The usage of everyday devices such as spoons, rings, pieces of pure metals, go beyond the ”real” or “nominal” value and expresses something further about the work and its approach. In her first exhibition with these metal point drawings Tottie quotes a line from the exhibition Worthless “Value is always a term in a relationship, a term of measurement. Value is a discourse, an emotion, a memory, a desire, or all these at once.”(3)

“Oxidoplis” and “Oxid Square” show a different realization among the works: they are characterized by definite lines – creating weaves or visual textures (a parallel to lines creating text) and are built up by a permanent ink formerly used to sign documents or to prevent texts from fading. The oak gall ink used contains metal and literally oxides within the air as it is taken out to be applied on the paper. The ink goes from transparent to dark and the crossing-out (i.e. the overlaying of one line over another) decreases the visibility in the act of drawing.

Special thanks to Belenius Gallery – Stockholm.

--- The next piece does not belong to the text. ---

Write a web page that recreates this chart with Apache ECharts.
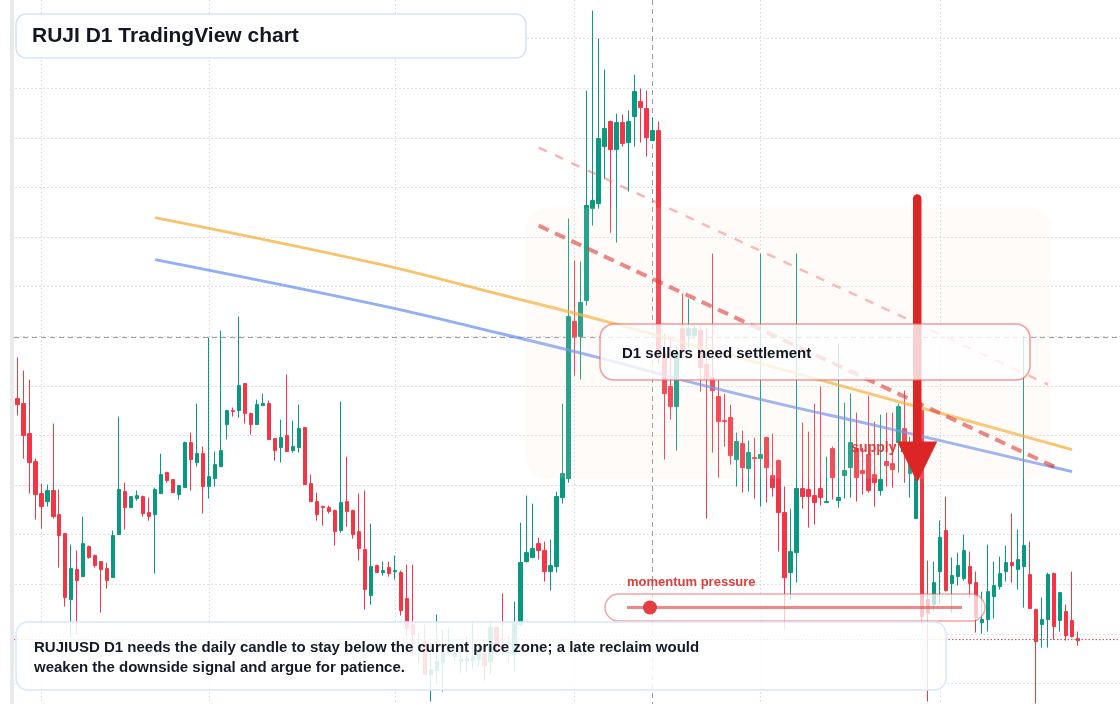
<!DOCTYPE html>
<html>
<head>
<meta charset="utf-8">
<title>RUJI D1 TradingView chart</title>
<script src="https://cdn.jsdelivr.net/npm/echarts@6/dist/echarts.min.js"></script>
<style>
html, body { margin: 0; padding: 0; background: #fff; }
#main { width: 1120px; height: 704px; }
</style>
</head>
<body>
<div id="main"></div>
<script>
// daily candles, values in the chart's own price units
// first candle is 2025-01-28, one empty slot before it and a few after
const firstSlot = '2025-01-27';
const slotsAfter = 7;

// [open, close, low, high]
const ohlc = [
  [285,279,268,326],[280,248,225,313],[250,221,190,304],[222,189,164,225],[190,177,155,200],
  [182,193,177,199],[193,167,165,260],[169,148,116,194],[150,86,77,150],[84,115,46,139],
  [114,103,49,133],[107,140,107,167],[137,126,125,138],[128,118,116,129],[122,114,71,122],
  [115,103,95,121],[106,148,106,153],[149,194,149,267],[192,176,154,201],[176,187,176,187],
  [185,188,183,193],[187,170,167,188],[171,167,163,186],[169,194,110,196],[190,209,190,230],
  [211,203,201,212],[204,191,191,204],[189,198,184,198],[196,241,196,242],[241,224,193,251],
  [221,230,217,280],[230,197,170,237],[197,207,185,346],[205,219,197,232],[217,233,217,353],
  [259,273,244,274],[273,272,267,276],[273,298,266,367],[300,270,260,300],[270,259,249,271],
  [259,279,259,284],[278,280,278,290],[280,244,244,283],[245,233,223,245],[236,246,221,264],
  [248,232,232,309],[233,237,231,263],[236,255,231,279],[256,199,199,256],[200,182,182,209],
  [182,169,163,191],[177,176,158,178],[176,172,170,178],[173,152,138,174],[153,181,151,282],
  [182,172,157,227],[173,149,145,174],[152,135,123,190],[134,94,74,193],[88,117,79,160],
  [118,111,111,119],[111,113,108,122],[116,110,107,122],[112,113,104,128],[111,73,68,113],
  [85,55,47,119],[59,49,27,119],[36,39,21,50],[41,9,9,59],[9,14,-18,41],
  [13,22,0,69],[21,31,-8,54],[31,34,29,55],[27,30,23,37],[22,24,10,37],
  [23,25,12,47],[23,27,14,62],[24,31,18,36],[30,18,3,39],[22,56,9,62],
  [56,38,29,57],[39,35,28,90],[30,31,21,47],[29,60,12,82],[59,121,57,161],
  [122,131,121,188],[126,135,126,180],[140,133,124,146],[133,112,102,142],[112,118,93,144],
  [117,187,111,192],[186,210,180,280],[205,367,201,465],[362,347,308,423],[347,381,304,422],
  [383,478,378,593],[475,483,458,673],[480,545,475,645],[537,555,505,614],[562,534,451,563],
  [534,561,441,570],[561,540,537,569],[541,562,492,573],[567,592,537,609],[582,576,541,595],
  [575,546,527,593],[543,553,543,566],[553,330,320,562],[329,290,224,350],[297,277,264,347],
  [277,331,233,337],[355,333,325,390],[348,355,336,385],[348,355,345,358],[353,316,292,357],
  [319,304,165,356],[306,293,231,430],[287,262,206,304],[263,262,237,290],[266,228,219,279],
  [224,242,197,251],[240,216,191,253],[215,231,192,243],[226,225,185,246],[225,229,177,430],
  [246,216,181,247],[208,196,187,250],[223,171,132,224],[171,106,54,197],[111,132,84,175],
  [131,195,101,430],[195,187,175,261],[194,187,156,252],[188,181,159,280],[195,186,178,297],
  [181,182,181,227],[235,206,184,237],[183,186,176,340],[208,213,185,281],[216,241,186,290],
  [235,206,182,271],[213,210,189,236],[229,193,191,288],[209,201,177,262],[193,204,188,269],
  [222,218,197,271],[220,214,196,271],[241,277,211,280],[255,236,201,293],[210,222,186,247],
  [165,213,165,285],[273,67,60,281],[84,70,-18,123],[79,101,72,122],[112,146,80,163],
  [153,93,92,187],[100,108,71,126],[107,118,98,131],[105,133,103,149],[117,100,85,132],
  [101,66,51,112],[61,64,50,92],[64,92,52,139],[87,98,65,122],[97,110,94,127],
  [112,121,102,138],[121,118,101,170],[114,124,94,154],[117,138,76,348],[109,75,75,142],
  [74,42,-20,75],[59,64,36,86],[64,109,36,111],[110,57,44,111],[63,91,52,91],
  [72,48,43,79],[63,47,46,112],[45,43,38,52]
];

// overlay lines, [candle index, value]
const orangeMa = [[23,466],[60,420],[80,390],[99,361],[144,287],[176,234]];
const blueMa = [[23,424],[60,379],[80,351],[97,326],[112,302],[127,280],[144,257],[176,212]];
const upperTrend = [[87,536],[172,299]];
const lowerTrend = [[87,458],[173,217]];

// annotations, in candle index / value
const zone = { from: 85, to: 172, top: 476, bottom: 205 };
const arrow = { at: 150, from: 485, headBase: 242, to: 201 };
const crosshair = { at: 106, value: 346 };
const lastPrice = 44;
const supplyLabel = { at: 139, value: 235 };

const titleText = 'RUJI D1 TradingView chart';
const noteText = 'D1 sellers need settlement';
const momentumText = 'momentum pressure';
const footLines = [
  'RUJIUSD D1 needs the daily candle to stay below the current price zone; a late reclaim would',
  'weaken the downside signal and argue for patience.'
];

// day slots
const days = [];
const d0 = new Date(firstSlot + 'T00:00:00Z');
for (let k = 0; k < ohlc.length + 1 + slotsAfter; k++) {
  const d = new Date(d0.getTime() + k * 86400000);
  days.push(d.toISOString().slice(0, 10));
}

const FONT = '"Liberation Sans", Arial, sans-serif';
const shift = pts => pts.map(p => [p[0] + 1, p[1]]);
const dotted = { color: '#d3d6dc', type: [1.5, 2.5] };

const chart = echarts.init(document.getElementById('main'));

chart.setOption({
  animation: false,
  backgroundColor: '#ffffff',
  grid: [
    // price pane, full canvas
    { left: 11.3, top: 0, width: 1110, height: 704 },
    // horizontal price grid rows
    { left: 11.3, top: 38.54, width: 1110, height: 645.06 }
  ],
  xAxis: [
    {
      type: 'category',
      data: days,
      boundaryGap: false,
      axisLine: { show: false },
      axisTick: { show: false },
      axisLabel: { show: false },
      splitLine: {
        show: true,
        interval: (i, d) => d.slice(8) === '01',
        lineStyle: dotted
      }
    },
    { gridIndex: 1, type: 'value', min: 0, max: 1, show: false }
  ],
  yAxis: [
    {
      type: 'value',
      min: -20.4,
      max: 683.6,
      axisLine: { show: false },
      axisTick: { show: false },
      axisLabel: { show: false },
      splitLine: { show: false }
    },
    {
      gridIndex: 1,
      type: 'value',
      min: 0,
      max: 13,
      interval: 1,
      axisLine: { show: false },
      axisTick: { show: false },
      axisLabel: { show: false },
      splitLine: { show: true, lineStyle: dotted }
    }
  ],
  series: [
    {
      type: 'candlestick',
      data: [['-', '-', '-', '-']].concat(ohlc),
      barWidth: 4,
      clip: false,
      itemStyle: {
        color: '#089981', color0: '#f23645',
        borderColor: '#089981', borderColor0: '#f23645', borderWidth: 1
      }
    },
    {
      type: 'line', data: shift(orangeMa), smooth: 0.4, symbol: 'none', z: 3,
      lineStyle: { color: 'rgba(245,172,50,0.72)', width: 3 }
    },
    {
      type: 'line', data: shift(blueMa), smooth: 0.4, symbol: 'none', z: 3,
      lineStyle: { color: 'rgba(100,140,240,0.7)', width: 3 }
    },
    {
      type: 'line', data: shift(upperTrend), symbol: 'none', z: 3,
      lineStyle: { color: 'rgba(236,80,80,0.42)', width: 2.5, type: [9, 9] }
    },
    {
      type: 'line', data: shift(lowerTrend), symbol: 'none', z: 3,
      lineStyle: { color: 'rgba(220,38,38,0.62)', width: 4, type: [11, 7] }
    }
  ]
});

const toPx = (i, v) => chart.convertToPixel({ gridIndex: 0 }, [i + 1, v]);
const zTL = toPx(zone.from, zone.top);
const zBR = toPx(zone.to, zone.bottom);
const aTop = toPx(arrow.at, arrow.from);
const aBase = toPx(arrow.at, arrow.headBase);
const aTip = toPx(arrow.at, arrow.to);
const cross = toPx(crosshair.at, crosshair.value);
const last = toPx(0, lastPrice);
const sup = toPx(supplyLabel.at, supplyLabel.value);

chart.setOption({
  graphic: [
    // crosshair and last price line
    { type: 'line', z: 1, shape: { x1: 14, y1: cross[1], x2: 1120, y2: cross[1] },
      style: { stroke: '#9598a1', lineWidth: 1, lineDash: [5, 4] } },
    { type: 'line', z: 1, shape: { x1: cross[0], y1: 0, x2: cross[0], y2: 704 },
      style: { stroke: '#9598a1', lineWidth: 1, lineDash: [5, 4] } },
    { type: 'line', z: 1, shape: { x1: 14, y1: last[1], x2: 1120, y2: last[1] },
      style: { stroke: '#f23645', lineWidth: 1, lineDash: [1.5, 2] } },
    // left edge strip
    { type: 'rect', z: 20, shape: { x: 10, y: 0, width: 4, height: 704 },
      style: { fill: '#e8e9eb' } },
    // supply zone shading
    { type: 'rect', z: 4,
      shape: { x: zTL[0] - 1, y: zTL[1], width: zBR[0] + 3 - (zTL[0] - 1), height: zBR[1] - zTL[1], r: 22 },
      style: { fill: 'rgba(245,225,205,0.14)' } },
    { type: 'text', z: 5, x: sup[0] + 1, y: sup[1],
      style: { text: 'supply zone', font: 'bold 14px ' + FONT, fill: 'rgba(222,40,44,0.88)', verticalAlign: 'middle' } },
    // arrow
    { type: 'line', z: 6, shape: { x1: aTop[0] + 1, y1: aTop[1], x2: aBase[0] + 1, y2: aBase[1] + 2 },
      style: { stroke: '#dc2626', lineWidth: 8.5, lineCap: 'round' } },
    { type: 'polygon', z: 6,
      shape: { points: [[aBase[0] - 19, aBase[1]], [aBase[0] + 21, aBase[1]], [aTip[0] + 1, aTip[1]]] },
      style: { fill: '#dc2626' } },
    // settlement note
    { type: 'rect', z: 10, shape: { x: 600, y: 324, width: 430, height: 56, r: 14 },
      style: { fill: 'rgba(255,255,255,0.78)', stroke: 'rgba(236,90,90,0.6)', lineWidth: 1.5 } },
    { type: 'text', z: 11, x: 622, y: 353.5,
      style: { text: noteText, font: 'bold 15px ' + FONT, fill: '#131722', verticalAlign: 'middle' } },
    // momentum pill
    { type: 'text', z: 11, x: 627, y: 582,
      style: { text: momentumText, font: 'bold 13px ' + FONT, fill: '#e03c3c', verticalAlign: 'middle' } },
    { type: 'rect', z: 10, shape: { x: 605, y: 594, width: 380, height: 27, r: 13.5 },
      style: { fill: 'rgba(255,255,255,0.72)', stroke: 'rgba(236,90,90,0.55)', lineWidth: 1.5 } },
    { type: 'line', z: 11, shape: { x1: 627, y1: 607.5, x2: 962, y2: 607.5 },
      style: { stroke: 'rgba(234,84,84,0.7)', lineWidth: 3 } },
    { type: 'circle', z: 12, shape: { cx: 650, cy: 607.5, r: 7 },
      style: { fill: '#e53e3e' } },
    // title
    { type: 'rect', z: 10, shape: { x: 16, y: 14, width: 510, height: 44, r: 10 },
      style: { fill: 'rgba(255,255,255,0.95)', stroke: '#d5e3fa', lineWidth: 1.5 } },
    { type: 'text', z: 11, x: 32, y: 36.5,
      style: { text: titleText, font: 'bold 21px ' + FONT, fill: '#131722', verticalAlign: 'middle' } },
    // footnote
    { type: 'rect', z: 10, shape: { x: 16, y: 622, width: 930, height: 68, r: 12 },
      style: { fill: 'rgba(255,255,255,0.86)', stroke: '#d9e6fb', lineWidth: 1.5 } },
    { type: 'text', z: 11, x: 34, y: 648,
      style: { text: footLines[0], font: 'bold 15px ' + FONT, fill: '#151b28', verticalAlign: 'middle' } },
    { type: 'text', z: 11, x: 34, y: 668,
      style: { text: footLines[1], font: 'bold 15px ' + FONT, fill: '#151b28', verticalAlign: 'middle' } }
  ]
});
</script>
</body>
</html>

(1) In her recent book Surface:, Matters of Aesthetics, Materiality, and Media, Guiliana Bruno discusses artists such as Sophie Tottie, Tacita Dean, Robert Irwin, Isaac Julian, Luisa Lambri and refers to how Yve–Alain Bois describes “perceptual ‘blinding’ “ as to “an effect of ‘perceptual slowness.’ In order to actually see, we must slow down and adjust our gaze over time […].” Surface: Matters of Aesthetics, Materiality, and Media, University of Chicago, 2014. The book will be published in Italian in by Johan and Levi Publishing in 2016.

(2) Line from the poem “The Mental Traveler” by W. Blake, from the Pickering Manuscript, 1803. Interpreted by Carl Johan Malmberg in his book about William Blake: “If we look at the world and ourselves differently, the world and we become different.” (Stjärnan i foten, Wahlström och Widstrand, 2012).

(3) From the text “Face Value“ by Brian Holmes in the catalogue of Worthless – an exhibition curated by Carlos Basualdo at Modern Gallery, Ljubljana, Slovenia in 2000.